I need not point out what will happen should they be properly commercialized: when governments and corporations hook these unstable technologies up to critical infrastructure without proper precautions. And that’s a “when”, not an “if” — with how powerful AI will become, an arms race to the bottom is inevitable.
But the consequences of that are obvious.
Instead, let’s talk about an even more grim possibility: of these technologies escaping our control entirely.
This topic usually evokes images of robot uprisings, of Terminator. If I’ve successfully conveyed myself, you might instead imagine modern cybersecurity failures writ large: flash crashes, Heartbleed.
Picture, instead, Chernobyl.
When a nuclear chain reaction goes out of control, it doesn’t mean to hurt people. It’s not purposeful, its damage is not maliciously directed. It is simply a blind natural reaction, a mechanism. An algorithm written in elementary particles, executing itself on the substrate of reality.
Neither does it need people’s assistance to hurt them. When a nuclear reactor melts down, radiation doesn’t travel along the electricity wires. You can’t escape it by staying away from the appliances powered by it, or by turning them off. It spreads through space itself — not through channels people built for it, but by its own power.
Similarly, an AGI that goes out of control won’t mean to hurt us. It just won’t mean not to. It will be a blind mechanism; a malfunctioning piece of software, gormlessly executing towards its misgeneralized goal, with no mind paid to what’s in its way.

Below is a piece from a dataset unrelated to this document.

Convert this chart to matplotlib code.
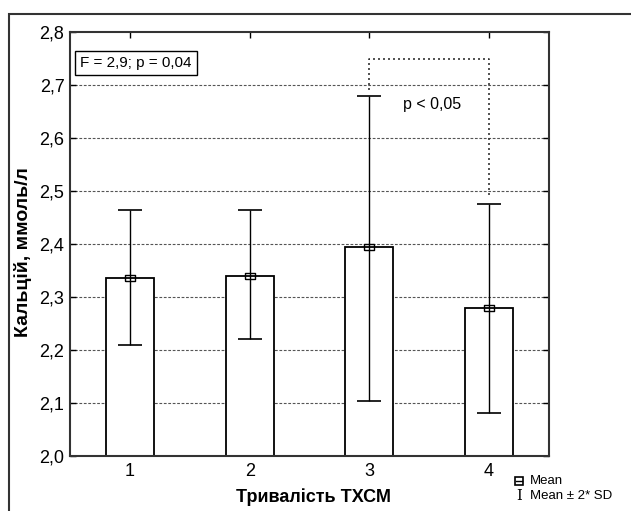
import matplotlib.pyplot as plt
import numpy as np
from matplotlib.lines import Line2D
from matplotlib.patches import Rectangle
from matplotlib.path import Path

plt.rcParams['font.family'] = ['Liberation Sans', 'DejaVu Sans']

groups = [1, 2, 3, 4]
means = [2.335, 2.34, 2.395, 2.28]
lower = [2.21, 2.22, 2.103, 2.081]
upper = [2.465, 2.465, 2.68, 2.475]
yticks = [2.0, 2.1, 2.2, 2.3, 2.4, 2.5, 2.6, 2.7, 2.8]

x = np.array(groups)
m = np.array(means)
err = [m - np.array(lower), np.array(upper) - m]

fig = plt.figure(figsize=(6.31, 5.11), dpi=100)
ax = fig.add_axes([70/631, 1 - 456/511, 479/631, 424/511])

# outer frame
fig.add_artist(Rectangle((9/631, -0.1), 1.2, 1.1 - 14/511, transform=fig.transFigure,
                         fill=False, edgecolor='#333333', lw=1.5))

for yv in yticks[1:-1]:
    ax.axhline(yv, color='#555555', lw=0.8, ls=(0, (2.5, 1.5)), zorder=0)

ax.bar(x, m - 2.0, bottom=2.0, width=0.4, color='white', edgecolor='black', lw=1.3, zorder=2)
ax.errorbar(x, m, yerr=err, fmt='none', ecolor='black', elinewidth=1.0,
            capsize=8.5, capthick=1.2, zorder=3)

rect = Path([(-1.5, -1), (1.5, -1), (1.5, 1), (-1.5, 1), (-1.5, -1)])
ax.plot(x, m, ls='none', marker=rect, markersize=7, markerfacecolor='none',
        markeredgecolor='black', markeredgewidth=1.0, zorder=4)

# significance bracket
ax.plot([3, 3, 4, 4], [2.69, 2.75, 2.75, 2.489], color='#333333', lw=1.2,
        ls=(0, (1.2, 1.8)), zorder=3)
ax.text(3.28, 2.663, 'p < 0,05', fontsize=11.5, va='center', ha='left')

ax.text(0.021, 0.927, 'F = 2,9; p = 0,04', transform=ax.transAxes, fontsize=11,
        va='center', ha='left',
        bbox=dict(boxstyle='square,pad=0.35', facecolor='white', edgecolor='black', lw=1.0))

ax.set_xlim(0.5, 4.5)
ax.set_ylim(2.0, 2.8)
ax.set_xticks(x)
ax.set_xticklabels([str(g) for g in groups], fontsize=13)
ax.set_yticks(yticks)
ax.set_yticklabels([f'{v:.1f}'.replace('.', ',') for v in yticks], fontsize=13)
ax.tick_params(direction='in', top=True, right=True, length=4, width=1, pad=5)
ax.tick_params(axis='y', pad=4)
for s in ax.spines.values():
    s.set_linewidth(1.5)
    s.set_color('#333333')

ax.set_xlabel('Тривалість ТХСМ', fontsize=13, fontweight='bold', va='center')
ax.xaxis.set_label_coords(0.509, -0.097)
ax.set_ylabel('Кальцій, ммоль/л', fontsize=14, fontweight='bold', va='center')
ax.yaxis.set_label_coords(-0.098, 0.481)

# legend outside the plot
fig.add_artist(Line2D([519/631], [1 - 481/511], marker='s', markersize=6, ls='none',
                      markerfacecolor='none', markeredgecolor='black', markeredgewidth=1.2,
                      transform=fig.transFigure))
fig.add_artist(Line2D([516/631, 522/631], [1 - 481/511, 1 - 481/511], color='black', lw=1,
                      transform=fig.transFigure))
fig.text(530/631, 1 - 481/511, 'Mean', fontsize=9.5, va='center', ha='left')
fig.text(519/631, 1 - 496/511, 'I', fontsize=10.5, va='center', ha='center', family='DejaVu Serif')
fig.text(530/631, 1 - 496/511, 'Mean ± 2* SD', fontsize=9.5, va='center', ha='left')

fig.savefig('out.png', dpi=100)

Similarly, an AGI won’t need us to make ourselves vulnerable to it. We don’t have to deploy it outside an isolated laboratory environment, don’t have to make our economy dependent on it. We need only create it. It will do everything else on its own: blow past the protections we’ve built to contain it, escape into the environment, hurt and kill people by the millions.
It will look very different from a nuclear disaster, for sure. The AI will use the medium of information and industry, not space. Its attacks will take the form of well-strung words and advanced designs, not poisonous radiation and tumors. But the underlying pattern is the same: unintended, meaningless, inescapable destruction.
There’s another difference: the nuclear industry’s safety standards are exacting, compared to AI industry’s.
Nuclear reactors are based on solid, well-established and well-understood theoretical principles. The engineering behind them is informed by that theory, and every component is stress-tested to the extreme.
With AI, as I’ve outlined, we can’t even begin to do that. We don’t understand why contemporary AIs work, can’t investigate why, can’t improve their reliability, can’t hope to ensure that nothing goes wrong.
To extend the analogy, the current AI industry practices are to blindly stockpile raw uranium in the hopes that it spontaneously assembles into a stable nuclear reactor, instead of exploding.
Is it any wonder the more safety-minded of us think that disaster is certain?
AI Risk in a nutshell: Developing software products with the disaster potential of nuclear plants and safety guarantees below the already lousy standards of mundane software, in a careless “throw stuff at the wall until something sticks” manner, is potentially a completely terrible idea.